Aucun de ces gestionnaires d’actifs n’a mis en œuvre de politiques visant à freiner leur soutien à l’expansion des combustibles fossiles. L’organisation à but non lucratif Reclaim Finance a récemment publié un rapport qui révèle que les 30 principaux gestionnaires d’actifs ont investi au moins 550 milliards de dollars dans des sociétés pétrolières, gazières et charbonnières qui prévoient d’accroître leur production.

Mais une autre force puissante s’active pour rallier les actionnaires à voter pour l’action climatique – les fonds de pension, qui sont les principaux actionnaires institutionnels des banques.

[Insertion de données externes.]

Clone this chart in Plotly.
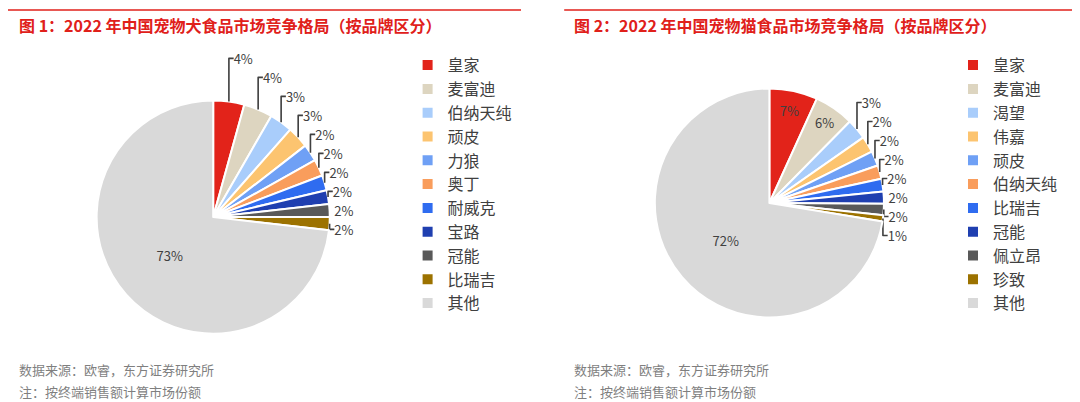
import plotly.graph_objects as go

dog_brands = ["皇家", "麦富迪", "伯纳天纯", "顽皮", "力狼", "奥丁", "耐威克", "宝路", "冠能", "比瑞吉", "其他"]
dog_share = [4.3, 4.0, 3.2, 3.0, 2.4, 2.3, 2.1, 1.9, 1.8, 1.8, 73.2]

cat_brands = ["皇家", "麦富迪", "渴望", "伟嘉", "顽皮", "伯纳天纯", "比瑞吉", "冠能", "佩立昂", "珍致", "其他"]
cat_share = [6.8, 5.6, 2.9, 2.3, 2.1, 1.9, 1.8, 1.7, 1.6, 0.9, 72.4]

colors = ["#e2231a", "#ddd5c0", "#a9cdfb", "#fcc470", "#6fa0f5", "#f99d5c",
          "#2f6cf0", "#1f3fb0", "#595959", "#9c7200", "#d9d9d9"]

FONT = "Noto Sans CJK SC"
fig = go.Figure()

dog_pos = ["outside"] * 10 + ["inside"]
cat_pos = ["inside", "inside"] + ["outside"] * 8 + ["inside"]

# zero-width space keeps the cat labels apart from the dog labels in the legends
cat_labels = [b + "\u200b" for b in cat_brands]

fig.add_trace(go.Pie(labels=dog_brands, values=dog_share, sort=False, direction="clockwise",
                     marker=dict(colors=colors, line=dict(color="white", width=2)),
                     texttemplate="%{percent:.0%}", textposition=dog_pos,
                     textfont=dict(size=13, color="#404040"), insidetextorientation="horizontal",
                     domain=dict(x=[0.05, 0.33], y=[0.19, 0.77]), legend="legend", hoverinfo="label+percent"))
fig.add_trace(go.Pie(labels=cat_labels, values=cat_share, sort=False, direction="clockwise",
                     marker=dict(colors=colors, line=dict(color="white", width=2)),
                     texttemplate="%{percent:.0%}", textposition=cat_pos,
                     textfont=dict(size=13, color="#404040"), insidetextorientation="horizontal",
                     domain=dict(x=[0.56, 0.85], y=[0.23, 0.8]), legend="legend2", hoverinfo="label+percent"))

leg = dict(font=dict(size=16, color="#404040", family=FONT), bgcolor="rgba(0,0,0,0)",
           yanchor="top", y=0.9, tracegroupgap=0, itemwidth=30)
fig.update_layout(
    width=1080, height=402, margin=dict(l=0, r=0, t=0, b=0),
    paper_bgcolor="white", font=dict(family=FONT),
    legend=dict(leg, x=0.37), legend2=dict(leg, x=0.875),
    annotations=[
        dict(text="<b>图 1：2022 年中国宠物犬食品市场竞争格局（按品牌区分）</b>", x=0.008, y=0.958, xref="paper", yref="paper",
             xanchor="left", yanchor="middle", showarrow=False, font=dict(size=16, color="#e0201a")),
        dict(text="<b>图 2：2022 年中国宠物猫食品市场竞争格局（按品牌区分）</b>", x=0.522, y=0.958, xref="paper", yref="paper",
             xanchor="left", yanchor="middle", showarrow=False, font=dict(size=16, color="#e0201a")),
        dict(text="数据来源：欧睿，东方证券研究所", x=0.008, y=0.1, xref="paper", yref="paper",
             xanchor="left", yanchor="middle", showarrow=False, font=dict(size=13, color="#7f7f7f")),
        dict(text="注：按终端销售额计算市场份额", x=0.008, y=0.045, xref="paper", yref="paper",
             xanchor="left", yanchor="middle", showarrow=False, font=dict(size=13, color="#7f7f7f")),
        dict(text="数据来源：欧睿，东方证券研究所", x=0.522, y=0.1, xref="paper", yref="paper",
             xanchor="left", yanchor="middle", showarrow=False, font=dict(size=13, color="#7f7f7f")),
        dict(text="注：按终端销售额计算市场份额", x=0.522, y=0.045, xref="paper", yref="paper",
             xanchor="left", yanchor="middle", showarrow=False, font=dict(size=13, color="#7f7f7f")),
    ],
    shapes=[
        dict(type="line", xref="paper", yref="paper", x0=0.0, x1=0.475, y0=0.995, y1=0.995, line=dict(color="#e0201a", width=1.5)),
        dict(type="line", xref="paper", yref="paper", x0=0.515, x1=1.0, y0=0.995, y1=0.995, line=dict(color="#e0201a", width=1.5)),
        dict(type="line", xref="paper", yref="paper", x0=0.0, x1=0.475, y0=0.005, y1=0.005, line=dict(color="#e0201a", width=1.5)),
        dict(type="line", xref="paper", yref="paper", x0=0.515, x1=1.0, y0=0.005, y1=0.005, line=dict(color="#e0201a", width=1.5)),
    ],
)

fig.write_html("out.html")
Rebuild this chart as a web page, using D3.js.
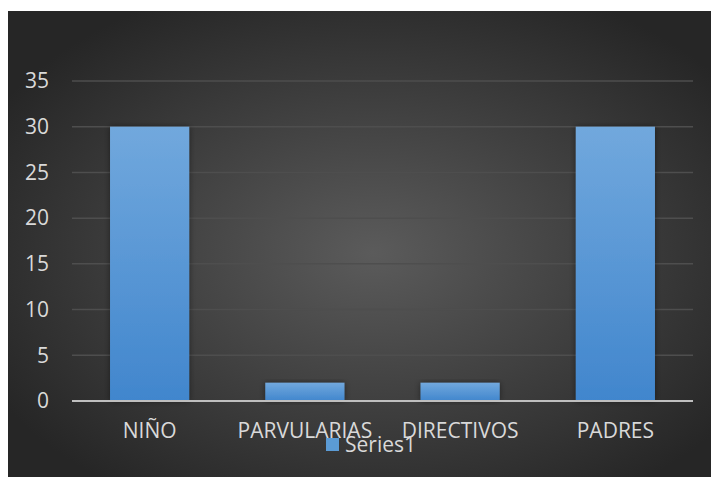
<!DOCTYPE html>
<html>
<head>
<meta charset="utf-8">
<script src="https://cdn.jsdelivr.net/npm/d3@7"></script>
<style>
  body { margin: 0; background: #fff; }
  svg { display: block; }
  text { font-family: "Open Sans", sans-serif; }
</style>
</head>
<body>
<div id="canvas"></div>
<script>
var categories = ["NIÑO", "PARVULARIAS", "DIRECTIVOS", "PADRES"];
var values = [30, 2, 2, 30];
var yTicks = [0, 5, 10, 15, 20, 25, 30, 35];
var seriesName = "Series1";

var W = 711, H = 477;
var frame = {left: 8, top: 11, right: 711, bottom: 477};
var plot = {left: 72, right: 693, top: 81, bottom: 401};

var svg = d3.select("#canvas")
  .append("svg")
  .attr("width", W)
  .attr("height", H);

var defs = svg.append("defs");

var bg = defs.append("radialGradient")
  .attr("id", "bg")
  .attr("cx", 0.52).attr("cy", 0.52).attr("r", 0.62);
bg.append("stop").attr("offset", "0%").attr("stop-color", "#5b5b5b");
bg.append("stop").attr("offset", "100%").attr("stop-color", "#262626");

var barGrad = defs.append("linearGradient")
  .attr("id", "bar")
  .attr("x1", 0).attr("y1", 0).attr("x2", 0).attr("y2", 1);
barGrad.append("stop").attr("offset", "0%").attr("stop-color", "#71a8dd");
barGrad.append("stop").attr("offset", "100%").attr("stop-color", "#4186cd");

var shadow = defs.append("filter")
  .attr("id", "shadow")
  .attr("x", "-20%").attr("y", "-20%").attr("width", "140%").attr("height", "140%");
shadow.append("feDropShadow")
  .attr("dx", 0).attr("dy", 0)
  .attr("stdDeviation", 3)
  .attr("flood-color", "#000")
  .attr("flood-opacity", 0.45);

svg.append("rect")
  .attr("x", frame.left)
  .attr("y", frame.top)
  .attr("width", frame.right - frame.left)
  .attr("height", frame.bottom - frame.top)
  .attr("fill", "url(#bg)");

var x = d3.scaleBand()
  .domain(categories)
  .range([plot.left, plot.right])
  .paddingInner(0.49)
  .paddingOuter(0.245);

var y = d3.scaleLinear()
  .domain([0, 35])
  .range([plot.bottom, plot.top]);

// gridlines
svg.append("g")
  .selectAll("line")
  .data(yTicks.filter(d => d > 0))
  .enter()
  .append("line")
  .attr("x1", plot.left)
  .attr("x2", plot.right)
  .attr("y1", d => y(d))
  .attr("y2", d => y(d))
  .attr("stroke", "#4e4e4e")
  .attr("stroke-width", 1.5);

// y axis labels
const yAxisCall = d3.axisLeft(y)
  .tickValues(yTicks)
  .tickSize(0)
  .tickPadding(23);

var yAxis = svg.append("g")
  .attr("transform", `translate(${plot.left},0)`)
  .call(yAxisCall);
yAxis.select(".domain").remove();
yAxis.selectAll("text")
  .attr("fill", "#d9d9d9")
  .style("font-size", "21px");

// bars
svg.append("g")
  .selectAll("rect")
  .data(values)
  .enter()
  .append("rect")
  .attr("x", (d, i) => x(categories[i]))
  .attr("y", d => y(d))
  .attr("width", x.bandwidth())
  .attr("height", d => y(0) - y(d))
  .attr("fill", "url(#bar)")
  .attr("filter", "url(#shadow)");

// x axis
const xAxisCall = d3.axisBottom(x)
  .tickSize(0)
  .tickPadding(22);

var xAxis = svg.append("g")
  .attr("transform", `translate(0,${plot.bottom})`)
  .call(xAxisCall);
xAxis.select(".domain")
  .attr("stroke", "#bfbfbf")
  .attr("stroke-width", 2)
  .attr("d", `M${plot.left},0H${plot.right}`);
xAxis.selectAll("text")
  .attr("fill", "#d9d9d9")
  .style("font-size", "21px");

// legend
var legend = svg.append("g")
  .attr("transform", "translate(326,438)");
legend.append("rect")
  .attr("width", 13)
  .attr("height", 13)
  .attr("fill", "#5b9bd5");
legend.append("text")
  .attr("x", 19)
  .attr("y", 14)
  .attr("fill", "#d9d9d9")
  .style("font-size", "21px")
  .text(seriesName);
</script>
</body>
</html>
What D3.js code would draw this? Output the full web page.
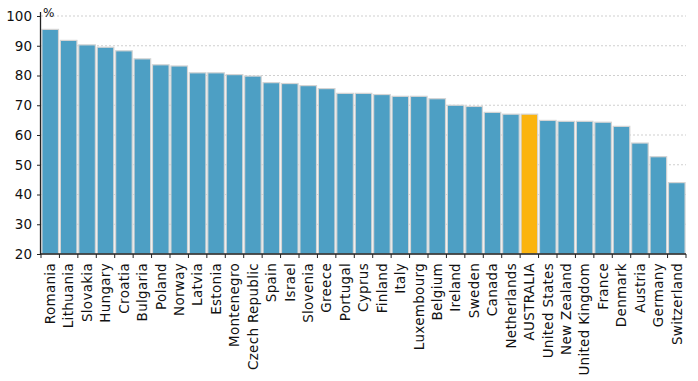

Le contrôleur de l’État de New York, Tom DiNapoli, qui gère le régime de retraite des fonctionnaires de son État, a déposé au début du mois un avis auprès de la Securities and Exchange Commission (commission des opérations de bourse) pour inciter d’autres fonds de pension et investisseurs institutionnels à voter en faveur des résolutions sur le climat dans les grandes banques.

“Toutes ces institutions financières ont pris des engagements nets zéro”, indique le document, “mais pour que ces engagements soient crédibles, elles doivent adopter des politiques qui éliminent le financement de la nouvelle exploration et du développement des combustibles fossiles.”